I watch as Heather gathers a few things before putting on her shoes. As she readies to exit the room, she looks to Lauren and then to me, “Call me if anything happens.”
“You know I will, but it looks like its going to be a quiet night.”
“Lucky you”, and with that she slips into the hall looking for her escape into the real world.
I take the seat that she had just been sitting in and prepare for my time of bearing the load. The room feels stale and some how it carries off a muggy-cool temperature. Everything seems to scream that this is a sick place, even the painted butterflies on the ceiling seem to be fighting to escape upward away from this room. I close my eyes hoping to shut out this world but its sound drones on me even more now that it has more of my undivided attention.
Forty-five minutes pass in this manner as I try to find a way into the world of sleep where these machines and smells can’t follow me.

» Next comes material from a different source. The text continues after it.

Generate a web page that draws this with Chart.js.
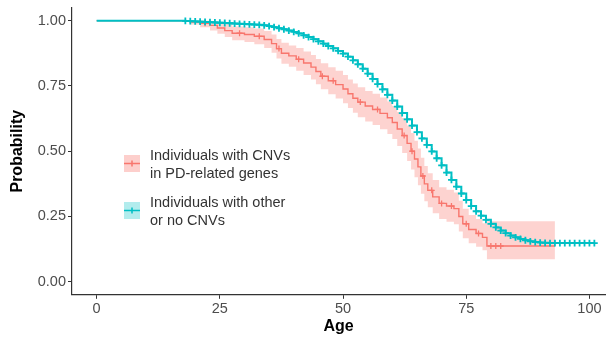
<!DOCTYPE html>
<html>
<head>
<meta charset="utf-8">
<script src="https://cdn.jsdelivr.net/npm/chart.js@4.4.1/dist/chart.umd.min.js"></script>
<style>
  html, body { margin: 0; padding: 0; background: #fff; }
  #wrap { width: 611px; height: 337px; position: relative; }
</style>
</head>
<body>
<div id="wrap"><canvas id="km" width="611" height="337"></canvas></div>
<script>
// Kaplan-Meier curves
var redAge  = [0, 19, 21, 23, 24.5, 26, 27.5, 30, 32, 34, 35.5, 36.5, 37.5, 39, 40.5, 42, 43.5, 44.5, 45.5, 47, 48.5, 50, 51, 52, 53, 54.5, 56, 57.5, 59, 60, 61, 62, 63, 63.8, 64.5, 65.2, 65.8, 66.5, 67.2, 68.2, 69.5, 71, 72.5, 73.5, 74.3, 75.5, 77, 78.3, 79.2, 93];
var redSurv = [1, 0.995, 0.99, 0.982, 0.972, 0.962, 0.952, 0.947, 0.94, 0.928, 0.912, 0.893, 0.875, 0.865, 0.852, 0.838, 0.822, 0.805, 0.787, 0.77, 0.755, 0.738, 0.72, 0.703, 0.688, 0.673, 0.66, 0.645, 0.628, 0.61, 0.585, 0.56, 0.53, 0.5, 0.47, 0.44, 0.405, 0.375, 0.35, 0.325, 0.3, 0.29, 0.28, 0.25, 0.222, 0.2, 0.185, 0.17, 0.137, 0.137];
var redLow  = [1, 0.985, 0.975, 0.962, 0.95, 0.937, 0.925, 0.918, 0.91, 0.895, 0.877, 0.855, 0.835, 0.823, 0.808, 0.792, 0.775, 0.756, 0.737, 0.718, 0.702, 0.684, 0.665, 0.647, 0.63, 0.614, 0.6, 0.584, 0.566, 0.547, 0.52, 0.493, 0.462, 0.43, 0.4, 0.37, 0.337, 0.308, 0.285, 0.262, 0.24, 0.23, 0.22, 0.192, 0.167, 0.147, 0.134, 0.121, 0.086, 0.086];
var redHigh = [1, 1, 1, 0.998, 0.992, 0.986, 0.978, 0.975, 0.97, 0.96, 0.947, 0.93, 0.915, 0.905, 0.895, 0.882, 0.868, 0.853, 0.837, 0.822, 0.808, 0.792, 0.775, 0.759, 0.745, 0.731, 0.72, 0.706, 0.69, 0.673, 0.65, 0.627, 0.598, 0.57, 0.54, 0.51, 0.475, 0.443, 0.416, 0.39, 0.362, 0.352, 0.342, 0.31, 0.28, 0.256, 0.24, 0.224, 0.232, 0.232];
var redCensor = [22, 29, 33, 37, 41, 45.8, 48, 53.5, 57, 62.4, 64, 66.2, 68, 70, 72, 75, 77.5, 80, 81, 82];

var tealAge  = [0, 18, 19, 20, 21, 22, 23, 24, 25, 26, 27, 28, 29, 30, 31, 32, 33, 34, 35, 36, 37, 38, 39, 40, 41, 42, 43, 44, 45, 46, 47, 48, 49, 50, 51, 52, 53, 54, 55, 56, 57, 58, 59, 60, 61, 62, 63, 64, 65, 66, 67, 68, 69, 70, 71, 72, 73, 74, 75, 76, 77, 78, 79, 80, 81, 82, 83, 84, 85, 86, 87, 88, 89, 90, 91, 92, 93, 94, 95, 96, 97, 98, 99, 100, 101];
var tealSurv = [1, 0.999, 0.998, 0.997, 0.996, 0.995, 0.994, 0.993, 0.992, 0.991, 0.99, 0.989, 0.988, 0.987, 0.986, 0.985, 0.984, 0.982, 0.979, 0.975, 0.971, 0.967, 0.962, 0.957, 0.951, 0.944, 0.937, 0.929, 0.921, 0.912, 0.903, 0.894, 0.884, 0.874, 0.862, 0.848, 0.833, 0.816, 0.797, 0.777, 0.757, 0.737, 0.716, 0.694, 0.671, 0.646, 0.622, 0.598, 0.573, 0.549, 0.524, 0.499, 0.473, 0.446, 0.418, 0.39, 0.364, 0.338, 0.313, 0.29, 0.27, 0.253, 0.237, 0.222, 0.208, 0.196, 0.186, 0.177, 0.17, 0.164, 0.159, 0.155, 0.152, 0.15, 0.149, 0.148, 0.148, 0.148, 0.148, 0.148, 0.148, 0.148, 0.148, 0.148, 0.148];

var xTicks = [0, 25, 50, 75, 100];
var yTicks = [0, 0.25, 0.5, 0.75, 1];
var legendLabels = [
  ["Individuals with CNVs", "in PD-related genes"],
  ["Individuals with other", "or no CNVs"]
];

var RED = "#F8766D";
var TEAL = "#00BFC4";
var FONT = "'Liberation Sans', Arial, sans-serif";

function pts(xs, ys) {
  return xs.map(function (x, i) { return { x: x, y: ys[i] }; });
}

// survival value at time t (KM step lookup)
function stepAt(xs, ys, t) {
  var v = ys[0];
  for (var i = 0; i < xs.length; i++) {
    if (xs[i] <= t) v = ys[i];
  }
  return v;
}

var censorPts = redCensor.map(function (t) {
  return { x: t, y: stepAt(redAge, redSurv, t) };
});

var kmLegend = {
  id: "kmLegend",
  afterDraw: function (chart) {
    var ctx = chart.ctx;
    var keys = [
      { top: 155, col: RED, band: "rgba(248,118,109,0.35)" },
      { top: 202, col: TEAL, band: "rgba(0,191,196,0.3)" }
    ];
    ctx.save();
    keys.forEach(function (k, i) {
      ctx.fillStyle = k.band;
      ctx.fillRect(124, k.top, 16, 17);
      var mid = k.top + 8.5;
      ctx.strokeStyle = k.col;
      ctx.lineWidth = 1.5;
      ctx.beginPath();
      ctx.moveTo(124, mid);
      ctx.lineTo(140, mid);
      ctx.moveTo(132, mid - 3);
      ctx.lineTo(132, mid + 3);
      ctx.stroke();
      ctx.fillStyle = "#333333";
      ctx.font = "14.5px " + FONT;
      ctx.textBaseline = "middle";
      ctx.textAlign = "left";
      ctx.fillText(legendLabels[i][0], 150, k.top + 0.5);
      ctx.fillText(legendLabels[i][1], 150, k.top + 18.5);
    });
    ctx.restore();
  }
};

var ctx = document.getElementById("km").getContext("2d");
var chart = new Chart(ctx, {
  type: "line",
  data: {
    datasets: [
      {
        label: "upper",
        data: pts(redAge, redHigh),
        stepped: true,
        borderWidth: 0,
        pointRadius: 0,
        backgroundColor: "rgba(248,118,109,0.32)",
        fill: "+1",
        order: 5
      },
      {
        label: "lower",
        data: pts(redAge, redLow),
        stepped: true,
        borderWidth: 0,
        pointRadius: 0,
        fill: false,
        order: 5
      },
      {
        label: "Individuals with CNVs in PD-related genes",
        data: pts(redAge, redSurv),
        stepped: true,
        borderColor: RED,
        borderWidth: 1.4,
        pointRadius: 0,
        fill: false,
        order: 3
      },
      {
        label: "censor",
        type: "scatter",
        data: censorPts,
        pointStyle: "cross",
        pointRadius: 3,
        pointBorderWidth: 1.3,
        pointBorderColor: RED,
        order: 2
      },
      {
        label: "Individuals with other or no CNVs",
        data: pts(tealAge, tealSurv),
        stepped: true,
        borderColor: TEAL,
        borderWidth: 2,
        pointStyle: "cross",
        pointRadius: function (c) { return c.dataIndex === 0 ? 0 : 3.4; },
        pointBorderWidth: 1.8,
        pointBorderColor: TEAL,
        fill: false,
        order: 1
      }
    ]
  },
  options: {
    responsive: false,
    animation: false,
    layout: { padding: { top: 7.6, right: 0, left: 0, bottom: 0 } },
    plugins: {
      legend: { display: false },
      tooltip: { enabled: false }
    },
    scales: {
      x: {
        type: "linear",
        min: -5,
        max: 103.2,
        afterFit: function (s) {
          s.height = 42.2;
          s.paddingLeft = 0;
          s.paddingRight = 0;
        },
        afterBuildTicks: function (s) {
          s.ticks = xTicks.map(function (v) { return { value: v }; });
        },
        ticks: {
          color: "#4D4D4D",
          font: { family: FONT, size: 14.5 },
          padding: 1,
          maxRotation: 0
        },
        grid: { drawOnChartArea: false, tickLength: 4, tickColor: "#333333", tickWidth: 1 },
        border: { color: "#333333", width: 1.2 },
        title: {
          display: true,
          text: "Age",
          color: "#000",
          font: { family: FONT, size: 16, weight: "bold" },
          padding: { top: 0, bottom: 1 }
        }
      },
      y: {
        min: -0.05,
        max: 1.05,
        afterFit: function (s) {
          s.width = 72;
          s.paddingTop = 0;
          s.paddingBottom = 0;
        },
        afterBuildTicks: function (s) {
          s.ticks = yTicks.map(function (v) { return { value: v }; });
        },
        ticks: {
          color: "#4D4D4D",
          font: { family: FONT, size: 14.5 },
          padding: 2,
          callback: function (v) { return Number(v).toFixed(2); }
        },
        grid: { drawOnChartArea: false, tickLength: 4, tickColor: "#333333", tickWidth: 1 },
        border: { color: "#333333", width: 1.2 },
        title: {
          display: true,
          text: "Probability",
          color: "#000",
          font: { family: FONT, size: 16, weight: "bold" },
          padding: { top: 8, bottom: 0 }
        }
      }
    }
  },
  plugins: [kmLegend]
});
</script>
</body>
</html>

My attempts are interrupted when one of the alarms starts to sound loudly. As I am looking over to see which one is the culprit, nurses rush into the room.
“What’s going on?”, concern coloring my question.

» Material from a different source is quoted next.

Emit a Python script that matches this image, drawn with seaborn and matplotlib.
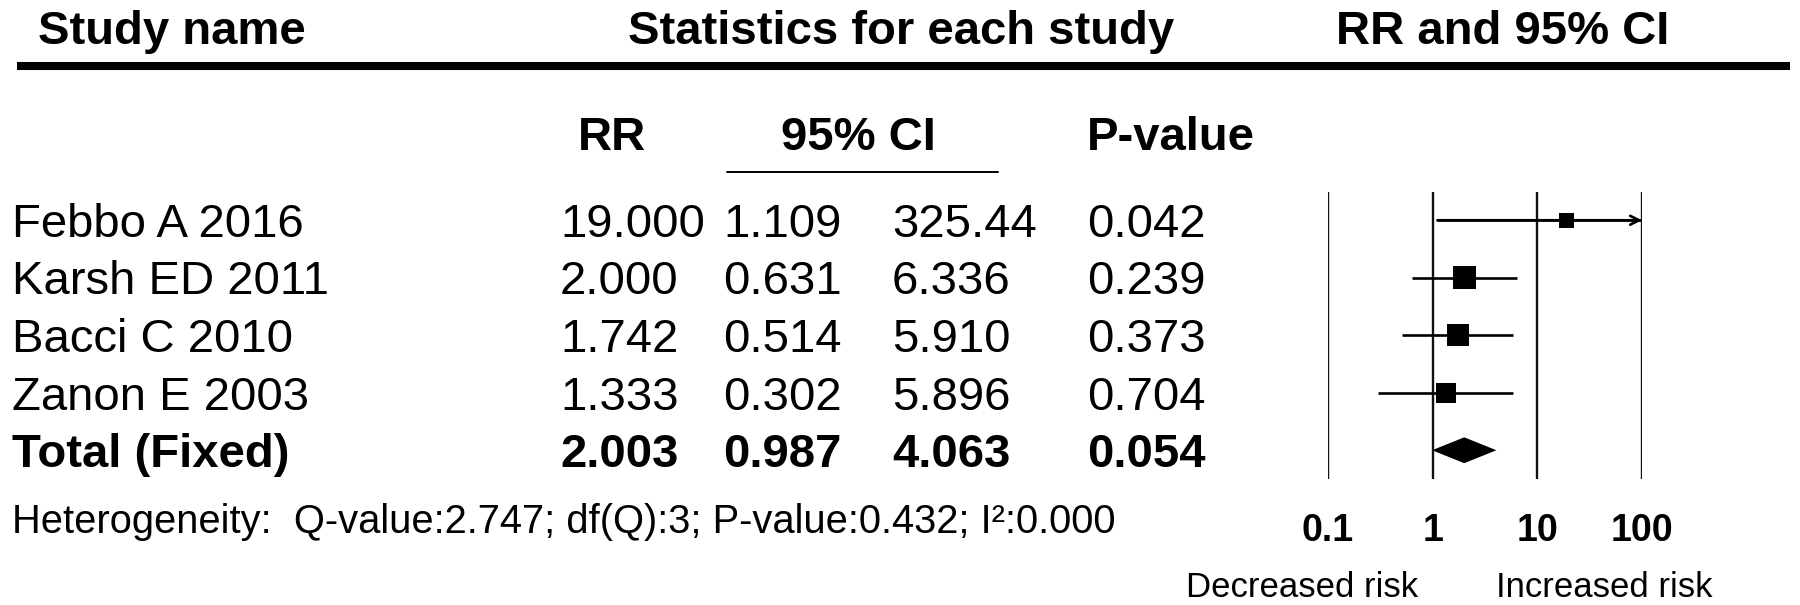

They are busy checking machines so they don’t look at me when they answer, “Her blood pressure has dropped too low.” Then looking at my daughter, they begin to shake her slightly, “Lauren, sweetheart, we need you to wake up. Take some big breaths for us.” During this episode her oxygen saturation has also slipped below the limit that they have set on the machine.
But I look at the blood pressure reading: 32 over 18. I am instantly converted to full panic mode. All I can do is watch as they continue to work with Lauren. I am scared.
A resident had entered at some point but I hadn’t realized it until he turned to me and said, “We need to move her back to the ICU because we are not set up down here to watch her closely enough. We don’t know what is causing her BP to fall so low but we have called her doctor and we are going to move her now.”
Machines are unplugged from the walls and allowed to go on battery backup as they pull her bed out into the hall. I follow and watch my daughter. Her eyes are so sleepy – barely open but watching. Her hair is a blond mess slightly pulled back beneath her head and her skin has a sallow glow to it. She looks as if she has visited death’s door and brought some back with her. And now it wanted to return, taking her with it.
Her bed is pulled into an ICU ward and I am allowed to stand beside her bed next to her head as they hook up the machines and pass off information.
Lauren looks at me as I take her hand in mine and she whispers, “Its Ok, Daddy.”
Her words stabbed me in the chest because I am the parent. I am supposed to comfort her. She is the one that is sick and hurting and I am daddy and I am supposed to make it all better. But I can’t!! Instead I am a scared mess.
I want to pick her up and take her away from this upside down world where little, sick girls try to comfort daddies.
Its been years since we went through that little bit of hell on earth. Lauren pulled through that night but it took several days for her to get well enough to come home… and we still don’t know why her blood pressure kept falling during that time.
One day, years later, God reminded me of that night and what Lauren said to me. And He had this to say to me, “Why do you keep telling Me its Ok?”
He has a way of making this world look Downside Up – where He is in complete control.